* **REQUIREMENT**
Print only the lines from the top of the data through the line with "const rightTicks = [0,5,10,15,20,25,30,35];", both included, skipping every picture.

* **SUPPLIED DATA**
══════════════════════════════
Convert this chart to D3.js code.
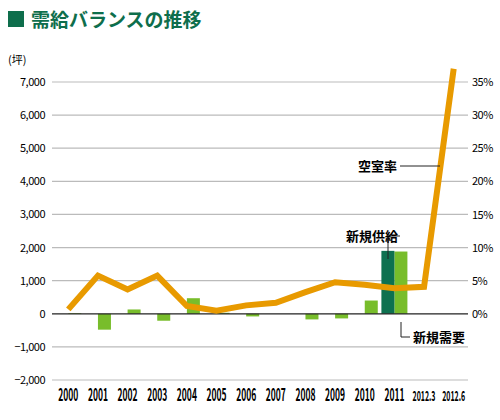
<!DOCTYPE html>
<html><head><meta charset="utf-8">
<script src="https://cdn.jsdelivr.net/npm/d3@7"></script>
<style>body{margin:0;background:#fff}text{font-family:"Noto Sans CJK JP","Noto Sans",sans-serif}</style>
</head><body><svg id="c" width="500" height="420"></svg>
<script>
const years = ["2000","2001","2002","2003","2004","2005","2006","2007","2008","2009","2010","2011","2012.3","2012.6"];
const demand = [20,-480,130,-210,470,30,-80,0,-170,-140,400,1880,null,null];
const supply = [null,null,null,null,null,null,null,null,null,null,null,1900,null,null];
const vacancy = [0.7,5.8,3.7,5.8,1.2,0.5,1.3,1.7,3.3,4.8,4.4,3.9,4.1,37];
const leftTicks = [-2000,-1000,0,1000,2000,3000,4000,5000,6000,7000];
const rightTicks = [0,5,10,15,20,25,30,35];

const svg = d3.select("#c");
const x0 = 52, x1 = 470;
const x = d3.scaleBand().domain(years).range([x0, x1]).padding(0.1);
const y = d3.scaleLinear().domain([-2000,7000]).range([380,82]);
const yr = d3.scaleLinear().domain([0,35]).range([314,82]);
const cx = d => x(d) + x.bandwidth()/2;
const bw = 13;

svg.append("rect").attr("x",8).attr("y",11).attr("width",16).attr("height",16).attr("fill","#0e6e4c");
svg.append("text").attr("x",31).attr("y",27).attr("font-size",19).attr("font-weight","bold").attr("fill","#0e6e4c").text("需給バランスの推移");
svg.append("text").attr("x",8).attr("y",64).attr("font-size",11).text("(坪)");

svg.selectAll(".g").data(leftTicks.filter(d=>d!==0)).join("line")
  .attr("x1",x0).attr("x2",468).attr("y1",d=>y(d)).attr("y2",d=>y(d)).attr("stroke","#bbb").attr("stroke-width",1.2);
svg.selectAll(".lt").data(leftTicks).join("text")
  .attr("x",45).attr("y",d=>y(d)+4).attr("text-anchor","end").attr("font-size",11).attr("letter-spacing","-0.5")
  .text(d=>d3.format(",")(d));
svg.selectAll(".rt").data(rightTicks).join("text")
  .attr("x",472).attr("y",d=>yr(d)+4).attr("font-size",11).attr("letter-spacing","-0.5").text(d=>d+"%");

svg.selectAll(".d").data(years.map((k,i)=>({k,v:demand[i]})).filter(d=>d.v!==null)).join("rect")
  .attr("x",d=>cx(d.k)).attr("width",bw)
  .attr("y",d=>y(Math.max(0,d.v))).attr("height",d=>Math.abs(y(d.v)-y(0)))
  .attr("fill","#78bd2b");
svg.selectAll(".s").data(years.map((k,i)=>({k,v:supply[i]})).filter(d=>d.v!==null)).join("rect")
  .attr("x",d=>cx(d.k)-bw).attr("width",bw)
  .attr("y",d=>y(Math.max(0,d.v))).attr("height",d=>Math.abs(y(d.v)-y(0)))
  .attr("fill","#0e7150");

svg.append("line").attr("x1",x0).attr("x2",468).attr("y1",y(0)).attr("y2",y(0)).attr("stroke","#222").attr("stroke-width",1.3);

svg.append("path").datum(vacancy)
  .attr("d",d3.line().x((d,i)=>cx(years[i])).y(d=>yr(d)))
  .attr("fill","none").attr("stroke","#e89a00").attr("stroke-width",6).attr("stroke-linejoin","miter");

svg.selectAll(".xl").data(years).join("text")
  .attr("x",d=>cx(d)).attr("y",401).attr("text-anchor","middle").attr("font-size",d=>d.length>4?14:17).attr("font-weight","bold")
  .attr("transform",d=>`translate(${cx(d)},0) scale(${d.length>4?0.5:0.5},1) translate(${-cx(d)},0)`)
  .text(d=>d);

const ann = svg.append("g").attr("stroke","#222").attr("fill","none");
ann.append("path").attr("d",`M400,236H388V259`);
ann.append("path").attr("d",`M401,322V337H410`);
ann.append("path").attr("d",`M400,166H440`);
svg.append("text").attr("x",398).attr("y",241).attr("text-anchor","end").attr("font-size",13).attr("font-weight","bold").text("新規供給");
svg.append("text").attr("x",413).attr("y",342).attr("font-size",13).attr("font-weight","bold").text("新規需要");
svg.append("text").attr("x",397).attr("y",171).attr("text-anchor","end").attr("font-size",13).attr("font-weight","bold").text("空室率");
</script></body></html>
══════════════════════════════
* **SOLUTION BELOW**
Convert this chart to D3.js code.
<!DOCTYPE html>
<html><head><meta charset="utf-8">
<script src="https://cdn.jsdelivr.net/npm/d3@7"></script>
<style>body{margin:0;background:#fff}text{font-family:"Noto Sans CJK JP","Noto Sans",sans-serif}</style>
</head><body><svg id="c" width="500" height="420"></svg>
<script>
const years = ["2000","2001","2002","2003","2004","2005","2006","2007","2008","2009","2010","2011","2012.3","2012.6"];
const demand = [20,-480,130,-210,470,30,-80,0,-170,-140,400,1880,null,null];
const supply = [null,null,null,null,null,null,null,null,null,null,null,1900,null,null];
const vacancy = [0.7,5.8,3.7,5.8,1.2,0.5,1.3,1.7,3.3,4.8,4.4,3.9,4.1,37];
const leftTicks = [-2000,-1000,0,1000,2000,3000,4000,5000,6000,7000];
const rightTicks = [0,5,10,15,20,25,30,35];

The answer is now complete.